After the initial 2003 invasion of Iraq, the Multinational Force Iraq (MNF-I) observed that the majority of their casualties weren’t due to direct fire, but an increasing number was caused by attacks from rockets, artillery, and mortars.
After an operational request was made, an initiative was taken to address this situation. The Counter Rocket, Artillery, and Mortar, abbreviated to “C-RAM” or “Counter-RAM,” is a set of systems used to detect or destroy incoming artillery, rockets, and mortar rounds in the air before they ever hit their ground targets.
It could be said that the C-Ram is a land version of such weapons systems as the Phalanx CIWS radar-controlled rapid-fire gun for close-in protection of vessels from missiles. The system was subsequently deployed in Iraq to protect the Green Zone and Camp Victory in Baghdad, Joint Base Balad near Balad, Iraq, and by the British Army in southern Iraq. Laser-based solutions are being studied for further integration into the system.

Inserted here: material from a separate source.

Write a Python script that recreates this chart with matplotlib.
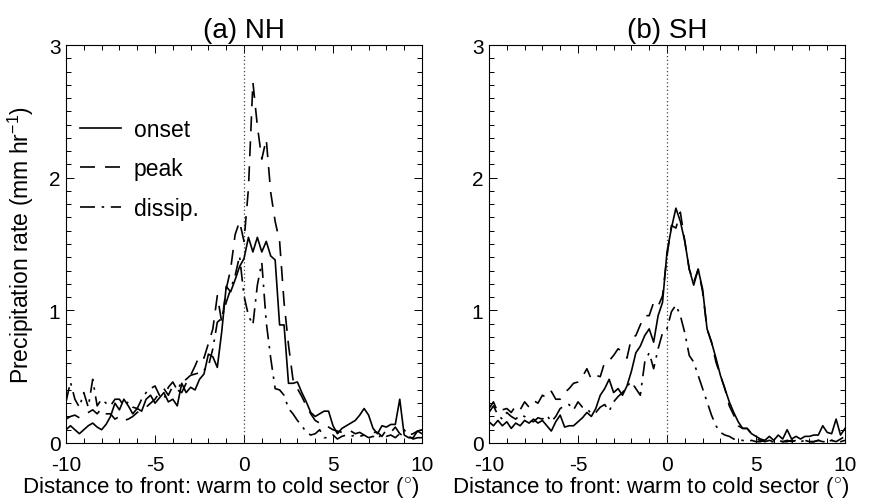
import numpy as np
import matplotlib
matplotlib.use("Agg")
import matplotlib.pyplot as plt
from matplotlib.ticker import MultipleLocator

plt.rcParams['font.family'] = ['Liberation Sans', 'DejaVu Sans']
plt.rcParams['mathtext.fontset'] = 'custom'
plt.rcParams['mathtext.rm'] = 'Liberation Sans'
plt.rcParams['axes.unicode_minus'] = False

x = np.arange(-10, 10.001, 0.25)

nh_onset = [0.10, 0.13, 0.10, 0.07, 0.10, 0.13, 0.15, 0.12, 0.10, 0.14, 0.20, 0.30, 0.25, 0.33, 0.28, 0.22,
            0.26, 0.24, 0.33, 0.36, 0.30, 0.34, 0.38, 0.31, 0.33, 0.28, 0.45, 0.38, 0.42, 0.40, 0.48, 0.52,
            0.67, 0.65, 0.57, 0.84, 1.18, 1.14, 1.23, 1.33, 1.39, 1.55, 1.44, 1.55, 1.44, 1.52, 1.41, 1.38,
            0.89, 0.89, 0.45, 0.45, 0.46, 0.38, 0.31, 0.23, 0.20, 0.22, 0.24, 0.24, 0.13, 0.07, 0.11, 0.13,
            0.15, 0.17, 0.21, 0.26, 0.21, 0.11, 0.07, 0.13, 0.12, 0.14, 0.14, 0.33, 0.06, 0.04, 0.04, 0.09, 0.07]
nh_peak = [0.18, 0.20, 0.21, 0.19, 0.21, 0.23, 0.25, 0.22, 0.26, 0.22, 0.22, 0.18, 0.20, 0.17, 0.18, 0.20,
           0.23, 0.25, 0.27, 0.30, 0.33, 0.38, 0.41, 0.36, 0.43, 0.40, 0.38, 0.45, 0.51, 0.58, 0.66, 0.64,
           0.75, 0.86, 1.11, 0.91, 1.16, 1.31, 1.57, 1.67, 1.52, 1.92, 2.72, 2.39, 2.14, 2.29, 1.89, 1.67,
           1.52, 1.06, 0.74, 0.48, 0.41, 0.35, 0.28, 0.22, 0.17, 0.15, 0.13, 0.12, 0.10, 0.09, 0.08, 0.07,
           0.09, 0.07, 0.08, 0.06, 0.07, 0.08, 0.08, 0.05, 0.10, 0.08, 0.12, 0.07, 0.05, 0.06, 0.07, 0.09, 0.10]
nh_dissip = [0.31, 0.46, 0.33, 0.27, 0.38, 0.27, 0.48, 0.28, 0.33, 0.30, 0.28, 0.33, 0.33, 0.28, 0.31, 0.27,
             0.26, 0.33, 0.38, 0.41, 0.43, 0.36, 0.33, 0.42, 0.46, 0.40, 0.46, 0.48, 0.51, 0.52, 0.53, 0.55,
             0.58, 0.71, 0.91, 0.94, 1.06, 1.16, 1.26, 1.41, 1.11, 0.96, 0.89, 1.19, 1.36, 0.91, 0.64, 0.41,
             0.40, 0.36, 0.26, 0.22, 0.17, 0.13, 0.08, 0.06, 0.07, 0.10, 0.04, 0.04, 0.06, 0.03, 0.05, 0.06,
             0.05, 0.06, 0.05, 0.06, 0.04, 0.05, 0.03, 0.07, 0.05, 0.06, 0.04, 0.07, 0.10, 0.05, 0.03, 0.04, 0.04]

sh_onset = [0.16, 0.13, 0.17, 0.13, 0.16, 0.11, 0.15, 0.13, 0.17, 0.15, 0.18, 0.15, 0.17, 0.13, 0.09, 0.16,
            0.21, 0.12, 0.13, 0.13, 0.16, 0.19, 0.23, 0.20, 0.26, 0.36, 0.41, 0.48, 0.38, 0.41, 0.36, 0.43,
            0.54, 0.68, 0.73, 0.81, 0.86, 0.76, 0.96, 1.06, 1.44, 1.62, 1.77, 1.67, 1.52, 1.31, 1.19, 1.31,
            1.16, 0.86, 0.76, 0.64, 0.51, 0.41, 0.31, 0.23, 0.16, 0.11, 0.11, 0.07, 0.05, 0.03, 0.02, 0.05,
            0.02, 0.06, 0.03, 0.10, 0.03, 0.05, 0.03, 0.05, 0.05, 0.06, 0.06, 0.13, 0.08, 0.07, 0.18, 0.06, 0.11]
sh_peak = [0.26, 0.31, 0.23, 0.25, 0.26, 0.23, 0.28, 0.25, 0.31, 0.27, 0.32, 0.30, 0.36, 0.34, 0.39, 0.33,
           0.33, 0.38, 0.41, 0.45, 0.46, 0.50, 0.56, 0.48, 0.51, 0.50, 0.61, 0.62, 0.66, 0.71, 0.69, 0.64,
           0.79, 0.81, 0.89, 0.96, 0.96, 1.06, 1.03, 1.11, 1.41, 1.64, 1.62, 1.74, 1.52, 1.31, 1.21, 1.31,
           1.14, 0.86, 0.76, 0.61, 0.51, 0.41, 0.28, 0.21, 0.13, 0.11, 0.11, 0.07, 0.03, 0.02, 0.01, 0.02,
           0.01, 0.02, 0.01, 0.02, 0.01, 0.02, 0.01, 0.02, 0.01, 0.01, 0.02, 0.01, 0.01, 0.02, 0.01, 0.03, 0.05]
sh_dissip = [0.23, 0.28, 0.21, 0.18, 0.23, 0.20, 0.18, 0.21, 0.20, 0.17, 0.16, 0.19, 0.18, 0.21, 0.16, 0.20,
             0.26, 0.28, 0.29, 0.25, 0.31, 0.27, 0.26, 0.22, 0.23, 0.27, 0.29, 0.24, 0.31, 0.35, 0.38, 0.43,
             0.46, 0.41, 0.36, 0.61, 0.68, 0.56, 0.71, 0.83, 0.86, 0.99, 1.04, 0.96, 0.83, 0.66, 0.61, 0.51,
             0.41, 0.31, 0.21, 0.13, 0.08, 0.06, 0.05, 0.03, 0.02, 0.02, 0.01, 0.02, 0.01, 0.01, 0.02, 0.01,
             0.01, 0.02, 0.01, 0.01, 0.02, 0.01, 0.01, 0.02, 0.01, 0.01, 0.02, 0.01, 0.01, 0.02, 0.01, 0.01, 0.02]

titles = ["(a) NH", "(b) SH"]
xticks = [-10, -5, 0, 5, 10]
yticks = [0, 1, 2, 3]
xlabel = "Distance to front: warm to cold sector ($^{\\circ}$)"
ylabel = "Precipitation rate (mm hr$^{-1}$)"
labels = ["onset", "peak", "dissip."]

fig = plt.figure(figsize=(8.72, 5.02), dpi=100)
W, H = 872, 502
axes = [fig.add_axes([66 / W, 1 - 444 / H, 356 / W, 398 / H]),
        fig.add_axes([489 / W, 1 - 444 / H, 356 / W, 398 / H])]
xlabel_x = [0.436, 0.455]

lw = 1.2
styles = [dict(linestyle='-'), dict(dashes=(9, 6)), dict(dashes=(9, 4, 1.5, 4))]
data = [(nh_onset, nh_peak, nh_dissip), (sh_onset, sh_peak, sh_dissip)]

for ax, title, series, lx in zip(axes, titles, data, xlabel_x):
    ax.axvline(0, color='#444444', lw=0.9, linestyle=(0, (1, 2)))
    for s, st, lab in zip(series, styles, labels):
        ax.plot(x, s, color='black', lw=lw, label=lab, **st)
    ax.set_xlim(-10, 10)
    ax.set_ylim(0, 3)
    ax.set_xticks(xticks)
    ax.set_yticks(yticks)
    ax.xaxis.set_minor_locator(MultipleLocator(1))
    ax.yaxis.set_minor_locator(MultipleLocator(0.1))
    ax.tick_params(which='both', direction='in', top=True, right=True, labelsize=15, width=0.7)
    ax.tick_params(which='major', length=6)
    ax.tick_params(which='minor', length=3.5)
    ax.tick_params(axis='x', pad=9)
    ax.tick_params(axis='y', pad=4)
    for sp in ax.spines.values():
        sp.set_linewidth(0.8)
    ax.set_title(title, fontsize=20, pad=6)
    ax.set_xlabel(xlabel, fontsize=16)
    ax.xaxis.set_label_coords(lx, (444 - 475) / 398)

axes[0].set_ylabel(ylabel, fontsize=16.5, labelpad=9)
axes[0].legend(loc='upper left', bbox_to_anchor=(0.0, 0.852), frameon=False, fontsize=16.5,
               handlelength=1.8, handletextpad=0.55, labelspacing=0.72, borderaxespad=0.2)

fig.savefig("out.png", dpi=100)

The C-RAM weapon system is designed and manufactured by Raytheon. Phalanx is a rapid-fire, computer-controlled radar, and 20 mm gun system that automatically acquires, tracks, and destroys enemy threats that have penetrated the airspace or are approaching ground forces.
In the beginning, Phalanx was designed as a ship-based anti-missile system. The C-RAM represents a path-breaking approach to countering insurgent activities by intercepting rockets, artillery, and mortar rounds in the air before impact, thereby reducing or eliminating any damage before they are caused.
The C-RAM system works by using sensor, command and control, and visualization tools to detect incoming threats and locate their sources. Once the system confirms the threat, its command and control tool warns soldiers, and provides tracking data to the system to destroy the incoming threat.
Raytheon is developing a laser-based variation where low-cost focused lasers will provide increased range and decreased time-to-intercept over the gun. Raytheon is the world’s biggest guided missile supplier, and was involved in manufacturing corporate and special mission aircraft until 2007, and is one of the largest defense contractors in the US.
On the other hand, Rafael Advanced Defense Systems is also building a laser-based variant known as the Iron Beam. This Israeli defense contractor has been developing this air defense system for the last few years, and first unveiled it at the Singapore Air Show in 2014. As of 2016, the machine was in post-production.
The C-RAM system is claimed to have saved thousands of soldiers’ lives on battlefields. The system is used by the US, British, German, Israeli, Australian, and Italian armies.